Una de las maneras de controlar la honradez de los cargos públicos es la de observar si su vida cambia en algo a partir del momento en que llega a ocupar ese cargo. Aunque ahora se habla mucho –y con razón– de la corrupción, no está de más recordar (sobre todo para los más jóvenes) que en los primeros años de nuestra recuperada democracia se hacía el chiste de que muchos de los políticos que llegaban entonces al poder lo primero que hacían era cambiar las tres ces: casa, coche y compañera (o compañero, habría que añadir ahora).
Vigilar esos cambios de nivel de vida es una buena forma de saber si alguien está cometiendo algún delito de corrupción. Aunque también es cierto que el corrupto puede engañarnos y, a veces, nos engaña.

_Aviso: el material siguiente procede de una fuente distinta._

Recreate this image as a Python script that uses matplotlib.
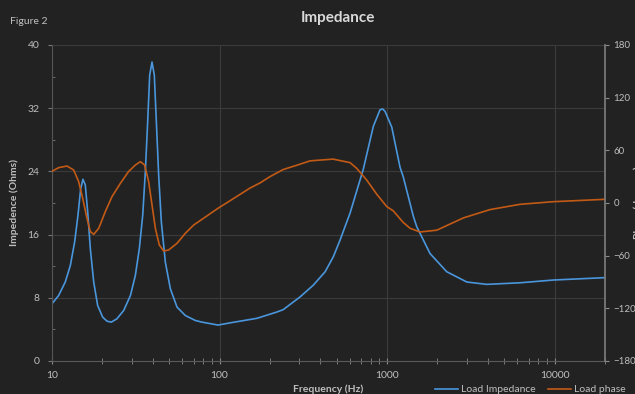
import matplotlib
matplotlib.use("Agg")
import matplotlib.pyplot as plt
from matplotlib.ticker import NullFormatter, LogLocator

plt.rcParams["font.family"] = ["Lato", "DejaVu Sans"]

# impedance magnitude (ohms)
imp_freq = [10, 10.96, 12.0, 12.87, 13.66, 14.3, 14.83, 15.3, 15.8, 16.33, 16.94,
            17.74, 18.73, 20.07, 21.3, 22.6, 24.4, 26.8, 29.4, 31.45, 33.2, 34.8,
            36.07, 37.25, 38.3, 39.54, 40.8, 41.97, 43.33, 44.95, 47.5, 50.87,
            55.76, 62.5, 71.7, 78.6, 98, 121, 167, 220, 240, 302, 363, 427, 478,
            524, 601, 722, 828, 908, 942, 973, 1067, 1196, 1250, 1436, 1504, 1806,
            2271, 2993, 3937, 6223, 9840, 20000]
imp_ohms = [7.24, 8.3, 10.0, 12.1, 15.1, 18.5, 21.8, 23.0, 22.3, 18.9, 14.2,
            10.0, 7.03, 5.55, 5.04, 4.92, 5.34, 6.4, 8.3, 10.84, 14.2, 18.46,
            23.96, 30.3, 36.2, 37.84, 36.2, 30.3, 23.5, 17.6, 12.5, 9.15,
            6.82, 5.76, 5.13, 4.92, 4.55, 4.9, 5.4, 6.2, 6.5, 8.1, 9.6, 11.3, 13.2,
            15.3, 18.7, 24.3, 29.7, 31.8, 31.9, 31.6, 29.6, 24.5, 23.3, 18.3, 17.0, 13.6,
            11.3, 10.0, 9.7, 9.9, 10.25, 10.55]

# phase (degrees)
ph_freq = [10, 10.96, 12.3, 13.47, 14.43, 15.25, 16.17, 16.94, 17.74, 19.0, 20.8,
           22.8, 25.6, 28.6, 31.45, 33.7, 35.7, 37.75, 39.54, 41.4, 43.7, 46.4,
           49.7, 55.76, 62.5, 70.1, 78.6, 98, 121, 152, 175, 200, 239, 300, 347,
           476, 601, 659, 757, 868, 995, 1090, 1247, 1372, 1574, 1980, 2854,
           4120, 6223, 9840, 20000]
ph_deg = [36.1, 40.3, 42.1, 37.6, 24.3, 5.3, -17.5, -32.6, -35.7, -28.9, -9.9,
          7.2, 22.4, 35.7, 43.3, 47.1, 43.3, 24.3, -2.3, -28.9, -47.8, -54.7,
          -53.5, -45.9, -34.5, -25.1, -18.6, -6, 5, 17, 23, 30, 38, 44, 48,
          50, 46, 39.5, 26, 10, -4, -9, -22, -28.8, -33, -31, -17,
          -7.5, -1.5, 1.5, 4.2]

BG = "#222222"
TXT = "#bfbfbf"
GRID = "#3b3b3b"
BLUE = "#4a96dc"
ORANGE = "#c25a16"

fig = plt.figure(figsize=(6.35, 3.94), dpi=100, facecolor=BG)
ax = fig.add_axes([52 / 635, 1 - 361 / 394, 553 / 635, 316 / 394], facecolor=BG)
ax2 = ax.twinx()

l1, = ax.plot(imp_freq, imp_ohms, color=BLUE, lw=1.2, label="Load Impedance")
l2, = ax2.plot(ph_freq, ph_deg, color=ORANGE, lw=1.2, label="Load phase")

ax.set_xscale("log")
ax.set_xlim(10, 20000)
ax.set_ylim(0, 40)
ax.set_yticks([0, 8, 16, 24, 32, 40])
ax.set_yticks([4, 12, 20, 28, 36], minor=True)
ax.set_xticks([10, 100, 1000, 10000])
ax.set_xticklabels(["10", "100", "1000", "10000"])
ax.xaxis.set_minor_locator(LogLocator(base=10, subs=range(2, 10)))
ax.xaxis.set_minor_formatter(NullFormatter())

ax2.set_ylim(-180, 180)
ax2.set_yticks([-180, -120, -60, 0, 60, 120, 180])

ax.grid(True, which="major", color=GRID, lw=0.8)
ax.set_axisbelow(True)

for s in ["top", "right"]:
    ax.spines[s].set_visible(False)
for s in ["top", "left", "bottom"]:
    ax2.spines[s].set_visible(False)
ax.spines["left"].set_color("#555555")
ax.spines["bottom"].set_color("#5a5a5a")
ax2.spines["right"].set_color("#7f7f7f")
ax2.spines["right"].set_linewidth(1.2)

ax.tick_params(axis="y", which="major", direction="out", length=3, color="#777777",
               labelcolor=TXT, labelsize=7.5, pad=6)
ax.tick_params(axis="y", which="minor", direction="in", length=2, color="#777777")
ax.tick_params(axis="x", which="both", direction="inout", length=5, color="#8a8a8a",
               labelcolor=TXT, labelsize=7.5, pad=5)
ax2.tick_params(axis="y", direction="out", length=3, color="#8a8a8a",
                labelcolor=TXT, labelsize=7, pad=3)

ax.set_ylabel("Impedence (Ohms)", color=TXT, fontsize=7.5, fontweight="bold", labelpad=6)
ax.set_xlabel("Frequency (Hz)", color=TXT, fontsize=7.5, fontweight="bold", labelpad=3)
# right-hand label sits mostly past the edge, as in the original
ax2.set_ylabel("Phase (degrees)", color=TXT, fontsize=7.5, fontweight="bold")
ax2.yaxis.set_label_coords((633 - 52) / 553, 0.5)

fig.text(338 / 635, 1 - 18 / 394, "Impedance", color="#d9d9d9", fontsize=11,
         fontweight="bold", ha="center", va="center")
fig.text(10 / 635, 1 - 22 / 394, "Figure 2", color=TXT, fontsize=7.5,
         ha="left", va="center")

fig.legend(handles=[l1, l2], loc="lower right", bbox_to_anchor=(1.0, -0.025), ncol=2,
           frameon=False, fontsize=7.5, labelcolor=TXT, handlelength=2.2,
           handletextpad=0.3, columnspacing=1.2)

fig.savefig("out.png", dpi=100, facecolor=BG)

De lo que no cabe la menor duda es de que hay que luchar todavía con más fuerza contra la corrupción. Y la sugerencia de Felipe González, con toda su experiencia y bagaje acumulados, me parece muy pertinente.
Porque lo que los ciudadanos quieren no es sólo que los políticos hagan públicas sus declaraciones de ingresos, sino que expliquen mucho mejor cómo sostienen el ritmo de vida que llevan. Porque viendo cómo viven algunos, es razonable tener muchas dudas acerca de su honradez.